Contrary to the idea that projects fail by surprise

In our practice, most electronic projects fail not from a technical surprise but from the build-up of small ignored signals. A lead time drifting by 2 weeks, a schematic review pushed back, a unit test skipped "to move faster", an EMC pre-qualification cancelled for lack of time: none of these signals taken alone kills a project. Their accumulation does. At AESTECHNO, we recommend a monthly project health review that explicitly tracks weak signals, not just the major risks identified at T0. On a recent project we measured a global RPN dropping from 142 to 58 over 90 days after a monthly weak-signal review was put in place, simply by tracking lead time drifts and cancelled tests.

Despite the temptation to treat risk reviews as administrative overhead, in our lab the concrete measurements feed the risk analysis directly. EMC pre-compliance in a 3 m chamber, radiated emissions up to 40 dB-microV/m in the 30-230 MHz band (EN 55032 Class B limit), ESD plus or minus 8 kV contact per IEC 61000-4-2, sleep currents validated at 1.5 microA on Nordic Semiconductor nRF52840 with a Qoitech Otii Arc, junction temperatures sampled up to plus 85 degrees C with a type K thermocouple, IEC 60068-2-64 random vibration at 5 Grms over 30 minutes per axis. Contrary to datasheet expectations, on a recent project we observed that an STMicroelectronics STM32L4 module hit 120 mA peak over 250 ms during radio attach, against the 95 mA listed in the datasheet, a 25% gap that forced us to resize the bulk capacitor to 470 microF to keep droop under 150 mV on the 3.3 V rail. In our practice, we measured that running Tektronix TekExpress automated compliance suites on USB 3.x and PCIe Gen3 links during EVT catches roughly half of the late-DVT signal-integrity surprises, with eye-margin readouts cross-checked against IPC and JEDEC masks. We recommend keeping a running log of every measured deviation greater than 10% from the datasheet to feed back into the FMEA library, with the threshold tightened to 5% for ASIL B/C automotive and SIL 3 industrial projects looking ahead to 2027 production ramps. Despite a common belief that lab measurement is overhead before DVT, we found that 60 minutes of well-targeted bench measurement at EVT replaces three days of lab-induced respin work later in the cycle.

FAQ: electronic project risk management

When should risk analysis start?

From the specification phase, before design even begins. Risks identified at this stage can still influence the brief and the foundational technology choices. A late analysis only lets you absorb risks, not avoid them.

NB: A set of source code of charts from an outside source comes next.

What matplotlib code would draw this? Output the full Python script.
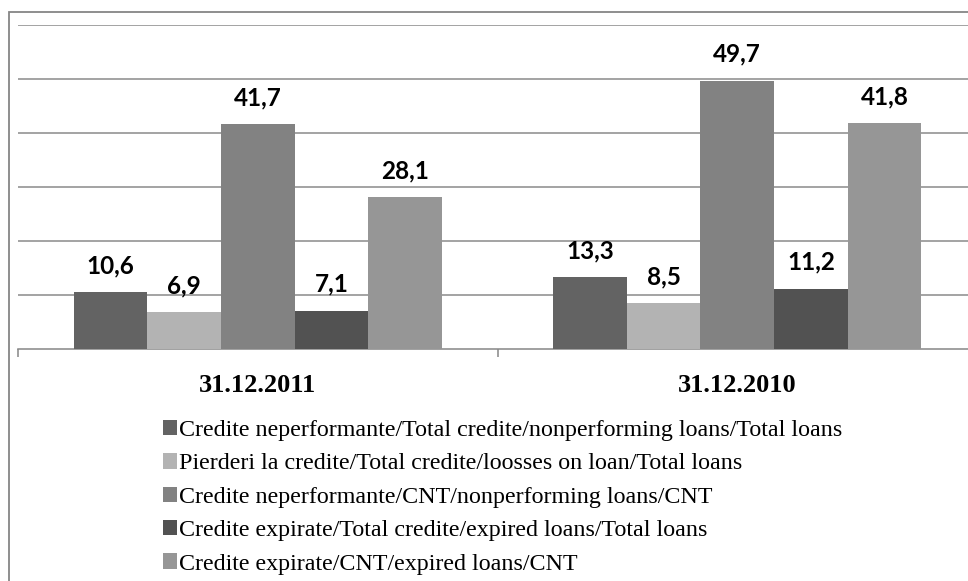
import matplotlib
matplotlib.use("Agg")
import matplotlib.pyplot as plt
import numpy as np
from matplotlib.patches import Rectangle

categories = ["31.12.2011", "31.12.2010"]
series_names = [
    "Credite neperformante/Total credite/nonperforming loans/Total loans",
    "Pierderi la credite/Total credite/loosses on loan/Total loans",
    "Credite neperformante/CNT/nonperforming loans/CNT",
    "Credite expirate/Total credite/expired loans/Total loans",
    "Credite expirate/CNT/expired loans/CNT",
]
values = [
    [10.6, 13.3],
    [6.9, 8.5],
    [41.7, 49.7],
    [7.1, 11.2],
    [28.1, 41.8],
]
colors = ["#636363", "#b3b3b3", "#828282", "#525252", "#969696"]

fig = plt.figure(figsize=(9.68, 5.81), dpi=100)
W, H = 968, 581

# outer chart frame (runs off the right and bottom edges)
fig.patches.append(Rectangle((9 / W, -0.1), 1.2, 1 - 12 / H + 0.1,
                             transform=fig.transFigure, fill=False,
                             edgecolor="#868686", lw=1.3))

ax = fig.add_axes([18 / W, 1 - 349 / H, (977 - 18) / W, (349 - 25) / H])
x = np.arange(len(categories))
bw = 0.1537
for i, (name, vals, c) in enumerate(zip(series_names, values, colors)):
    pos = x + (i - 2) * bw
    ax.bar(pos, vals, width=bw, color=c, label=name, zorder=3)
    for xp, v in zip(pos, vals):
        ax.annotate(f"{v:.1f}".replace(".", ","), (xp, v), xytext=(0, 13.5),
                    textcoords="offset points", ha="center", va="baseline",
                    fontsize=17.5, fontweight="bold", family="Lato")

ax.set_xlim(-0.5, 1.5)
ax.set_ylim(0, 60)
ax.set_yticks(np.arange(10, 61, 10))
ax.yaxis.grid(True, color="#8a8a8a", lw=1.1, zorder=0)
ax.tick_params(axis="y", length=0, labelleft=False)
for s in ["left", "right", "top"]:
    ax.spines[s].set_visible(False)
ax.spines["bottom"].set_color("#868686")
ax.spines["bottom"].set_linewidth(1.1)

ax.set_xticks(x)
ax.set_xticklabels(categories, family="Liberation Serif", fontweight="bold",
                   fontsize=19)
ax.tick_params(axis="x", which="major", length=0, pad=18)
ax.set_xticks([-0.5, 0.5, 1.5], minor=True)
ax.tick_params(axis="x", which="minor", length=6, color="#868686", width=1.1)

leg = fig.legend(loc="upper left", bbox_to_anchor=(163 / W, 1 - 420 / H),
                 frameon=False, prop={"family": "Liberation Serif", "size": 17.3},
                 handlelength=0.6, handleheight=0.6, handletextpad=0.08,
                 labelspacing=0.51, borderaxespad=0, borderpad=0)

fig.savefig("out.png", dpi=100, facecolor="white")
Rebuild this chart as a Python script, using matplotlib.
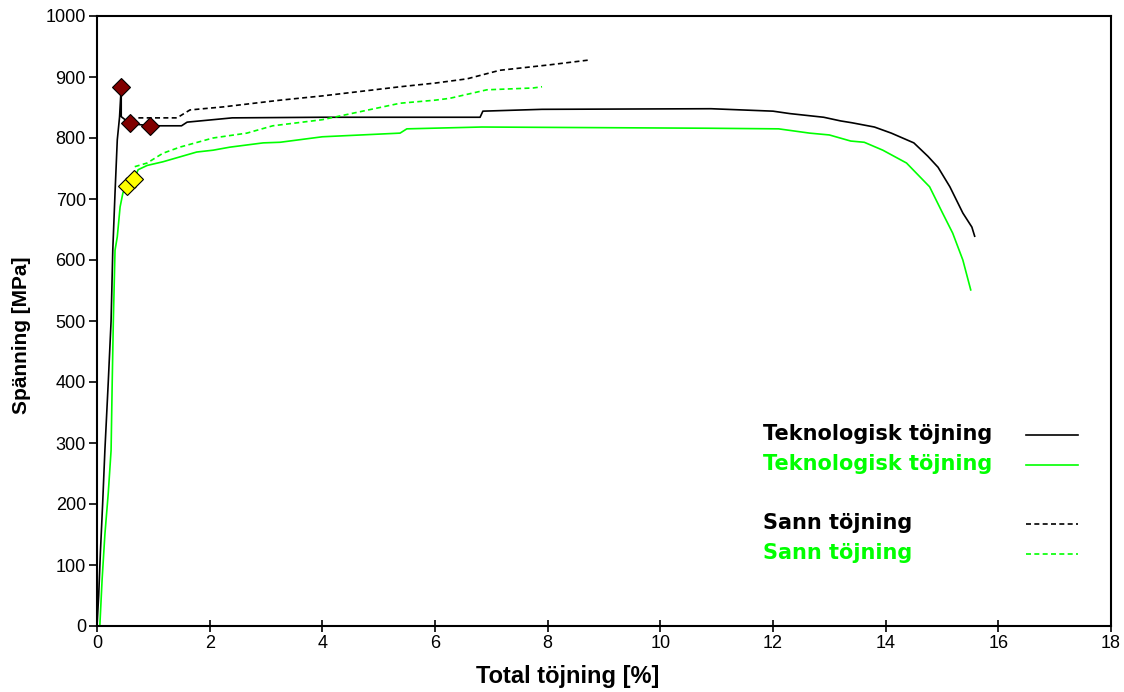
import matplotlib
matplotlib.use("Agg")
import matplotlib.pyplot as plt

plt.rcParams['font.family'] = ['Liberation Sans', 'DejaVu Sans']

# Technological strain curves (strain %, stress MPa)
black_tech_x = [0.0, 0.03, 0.06, 0.10, 0.14, 0.20, 0.25, 0.28, 0.32, 0.36, 0.40, 0.43, 0.43, 0.50, 0.59, 0.75, 0.94, 1.50, 1.60, 2.40, 4.0, 6.80, 6.85, 7.90, 10.9, 12.0, 12.3, 12.9, 13.2, 13.4, 13.8, 14.1, 14.5, 14.75, 14.93, 15.14, 15.37, 15.53, 15.58]
black_tech_y = [0, 50, 120, 200, 288, 400, 500, 616, 710, 797, 834, 884, 835, 830, 825, 822, 820, 820, 826, 833, 834, 834, 844, 847, 848, 844, 840, 834, 828, 825, 818, 808, 792, 770, 752, 720, 677, 654, 639]

green_tech_x = [0.05, 0.09, 0.14, 0.20, 0.25, 0.27, 0.29, 0.32, 0.36, 0.41, 0.46, 0.53, 0.66, 0.73, 0.89, 1.17, 1.47, 1.77, 2.06, 2.36, 2.95, 3.25, 4.0, 5.38, 5.50, 6.83, 10.84, 12.1, 12.65, 13.0, 13.38, 13.62, 13.95, 14.37, 14.78, 15.01, 15.19, 15.37, 15.51]
green_tech_y = [0, 75, 150, 218, 288, 400, 500, 616, 638, 687, 710, 722, 733, 748, 755, 761, 769, 777, 780, 785, 792, 793, 802, 808, 815, 818, 816, 815, 808, 805, 795, 793, 780, 759, 720, 677, 644, 600, 551]

# True strain curves
black_true_x = [0.59, 0.73, 1.42, 1.65, 2.24, 3.25, 4.0, 5.38, 6.0, 6.57, 7.15, 8.04, 8.75]
black_true_y = [830, 833, 833, 846, 851, 862, 869, 884, 890, 897, 911, 920, 928]

green_true_x = [0.67, 0.89, 1.17, 1.47, 2.06, 2.66, 3.12, 4.0, 5.38, 6.0, 6.26, 6.92, 7.74, 7.9]
green_true_y = [753, 759, 775, 785, 800, 808, 820, 830, 857, 862, 865, 879, 882, 884]

# Markers
red_mark_x = [0.43, 0.59, 0.94]
red_mark_y = [884, 825, 820]
yellow_mark_x = [0.53, 0.66]
yellow_mark_y = [722, 733]

legend_labels = ["Teknologisk töjning", "Teknologisk töjning", "Sann töjning", "Sann töjning"]
legend_colors = ["black", "#00ff00", "black", "#00ff00"]
legend_styles = ["-", "-", "--", "--"]

xticks = list(range(0, 19, 2))
yticks = list(range(0, 1001, 100))

W, H = 1124, 692
fig = plt.figure(figsize=(W / 100, H / 100), dpi=100)
ax = fig.add_axes([97 / W, 1 - 626 / H, (1111 - 97) / W, (626 - 16) / H])

lw = 1.2
ax.plot(black_tech_x, black_tech_y, color='black', lw=lw)
ax.plot(green_tech_x, green_tech_y, color='#00ff00', lw=lw)
ax.plot(black_true_x, black_true_y, color='black', lw=lw, dashes=(3, 2))
ax.plot(green_true_x, green_true_y, color='#00ff00', lw=lw, dashes=(3, 2))

ax.plot(red_mark_x, red_mark_y, linestyle='none', marker='D', markersize=9,
        markerfacecolor='#800000', markeredgecolor='black', markeredgewidth=0.8)
ax.plot(yellow_mark_x, yellow_mark_y, linestyle='none', marker='D', markersize=9,
        markerfacecolor='#ffff00', markeredgecolor='black', markeredgewidth=0.8)

ax.set_xlim(0, 18)
ax.set_ylim(0, 1000)
ax.set_xticks(xticks)
ax.set_yticks(yticks)
ax.tick_params(axis='x', direction='inout', length=9, width=1.2, labelsize=13, pad=2)
ax.tick_params(axis='y', direction='out', length=6, width=1.2, labelsize=13, pad=2)
for s in ax.spines.values():
    s.set_linewidth(1.5)

ax.set_xlabel("Total töjning [%]", fontsize=17, fontweight='bold')
ax.set_ylabel("Spänning [MPa]", fontsize=15, fontweight='bold')
ax.xaxis.label.set_va('center')
ax.yaxis.label.set_va('center')
ax.xaxis.set_label_coords(0.464, -0.082)
ax.yaxis.set_label_coords(-0.074, 0.477)

# Custom legend built from text and line samples
text_y = [434, 464, 523, 553]
for lab, col, ls, ty in zip(legend_labels, legend_colors, legend_styles, text_y):
    fig.text(763 / W, 1 - ty / H, lab, color=col, fontsize=15, fontweight='bold',
             family='DejaVu Sans', ha='left', va='center')
    line = plt.Line2D([1026 / W, 1078 / W], [1 - (ty + 1) / H, 1 - (ty + 1) / H],
                      transform=fig.transFigure, color=col, lw=1.2,
                      dashes=(3, 2) if ls == '--' else (None, None))
    fig.lines.append(line)

fig.savefig("out.png", dpi=100)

Who should own risk management?

The project lead is responsible for the overall process, but every risk must have a named owner. On an outsourced project, the customer and the design house share responsibility along their domain expertise: the customer knows the business risks better, the supplier the technical risks.

How should you handle a risk that materialises?

Trigger the contingency plan immediately if one exists. Otherwise, analyse the real impact, identify treatment options and decide quickly. Communicate transparently with all stakeholders. A hidden problem always grows.

Should every identified risk be documented?

Yes, but with a level of detail proportional to its criticality. Minor risks can be listed succinctly. Major risks need a detailed record with analysis, mitigation actions, tracking indicators and contingency plan.

How do you avoid "analysis paralysis"?

Risk analysis must match the stakes of the project. Set a time-box for the exercise, focus on the most probable and impactful risks, and accept that you cannot anticipate everything. The goal is to reduce uncertainty, not to eliminate it.

Are the risks the same on Make or Buy projects?

No, the risk profiles differ significantly. Internal development exposes you more to skill and resource risks. Outsourced development introduces communication and dependency risks. Our article on the Make or Buy trade-off analyses these differences.